-- BEGIN DATA --
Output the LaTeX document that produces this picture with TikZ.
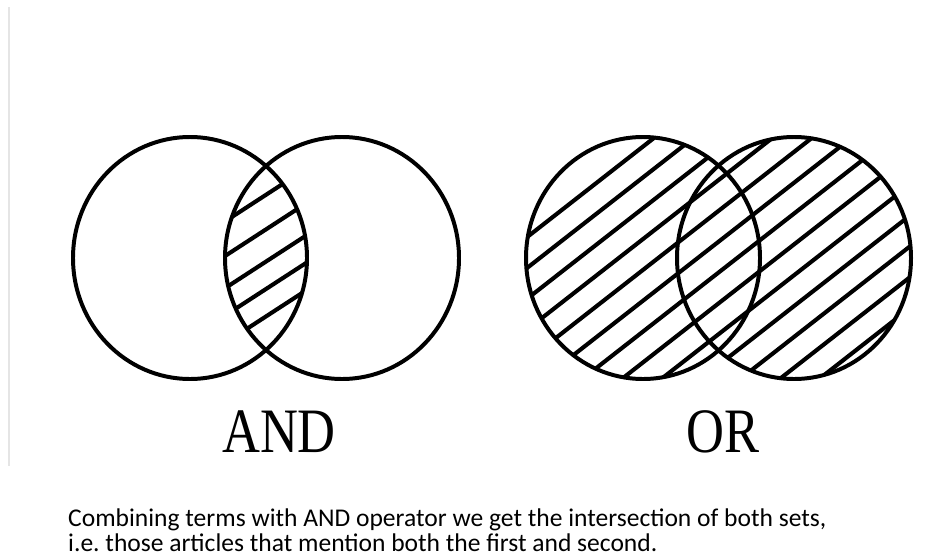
\documentclass[tikz,border=0pt]{standalone}
\usepackage{fontspec}
\setmainfont{Liberation Serif}
\newfontfamily\captionfont{Carlito}

\tikzset{
  setline/.style={line width=3.4pt},
  hatchline/.style={line width=3.5pt},
  biglabel/.style={font=\fontsize{54}{60}\selectfont, anchor=base, inner sep=0pt},
}

\begin{document}
\begin{tikzpicture}[x=0.03cm, y=-0.03cm]

  \useasboundingbox (0,0) rectangle (928,559);

  % Set centres
  \coordinate (AL) at (190,258);
  \coordinate (AR) at (342,258);
  \coordinate (OL) at (643,258);
  \coordinate (OR) at (794,258);
  \coordinate (AM) at (266,258);
  \coordinate (OM) at (718,258);

  % Faint page edge
  \draw[gray!20, line width=1.2pt] (9,7) -- (9,466);

  % Hatching of the intersection
  \begin{scope}
    \clip (AL) ellipse [x radius=117, y radius=121];
    \clip (AR) ellipse [x radius=117, y radius=121];
    \begin{scope}[shift={(AM)}, rotate=33]
      \foreach \t in {-53,-24,3,26,49}
        \draw[hatchline] (-150,\t) -- (150,\t);
    \end{scope}
  \end{scope}

  % Hatching of the union
  \begin{scope}
    \clip (OL) ellipse [x radius=117, y radius=121]
          (OR) ellipse [x radius=117, y radius=121];
    \begin{scope}[shift={(OM)}, rotate=38]
      \foreach \t in {-134,-109.7,...,158}
        \draw[hatchline] (-250,\t) -- (250,\t);
    \end{scope}
  \end{scope}

  % Circles
  \draw[setline] (AL) ellipse [x radius=117, y radius=121];
  \draw[setline] (AR) ellipse [x radius=117, y radius=121];
  \draw[setline] (OL) ellipse [x radius=117, y radius=121];
  \draw[setline] (OR) ellipse [x radius=117, y radius=121];

  % Labels
  \node[biglabel] (andlabel) at (279,452) {\scalebox{0.83}[1]{AND}};
  \node[biglabel] (orlabel)  at (723,452) {\scalebox{0.83}[1]{OR}};

  \node[anchor=north west, align=left, inner sep=0pt,
        font=\captionfont\fontsize{21.8}{21}\selectfont\frenchspacing] (caption) at (68,509)
    {Combining terms with AND operator we get the intersection of both sets,\\
     i.e. those articles that mention both the first and second.};

\end{tikzpicture}
\end{document}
-- END DATA --
Search the listing for the string "that". Copy each line where it turns up.

Output the LaTeX document that produces this picture with TikZ.
     i.e. those articles that mention both the first and second.};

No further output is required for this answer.